Во–вторых, во время инициации происходило формирование гендерной идентичности – осознание себя членом мужской, а не какой–либо иной социальной группы, причем эта группа рассматривалась как высокостатусная. В–третьих, осуществлялось позитивное приобщение к исторической памяти этноса, принятие ее как незыблемого и священного наследия предков.
В архаических культурах и культурах, являющихся аналогами первобытности, инициации – мужские и женские – манифестировали связь поколений в аспекте гендерной идентичности. Юноша отождествлял себя с мужским аспектом социокультурного опыта старших, девушка – с женским.
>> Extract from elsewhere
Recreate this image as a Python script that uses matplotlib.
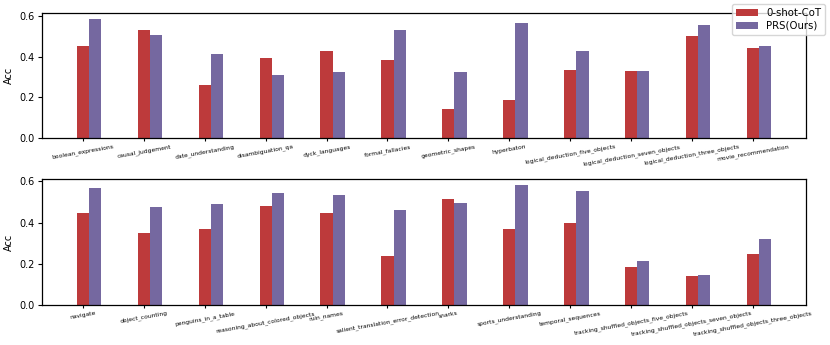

Иначе обстоит дело в современных, неизмеримо более сложных социальных системах, где взросление опосредовано спектром независимых друг от друга статусных переходов.[242] Если взять для примера такие утвердившиеся в России гражданские ритуалы, как последний школьный звонок, получение аттестата зрелости, проводы в армию, принятие воинской присяги, посвящение в студенты, свадьба, вручение диплома о высшем образовании, то становится очевидной невозможность выстроить их в обязательную для каждого индивида последовательность. Жизненные пути подрастающего поколения складываются по–разному. При этом гендерный аспект отодвигается на задний план, уступая место иным формам социокультурной идентичности, но не исчезает вовсе.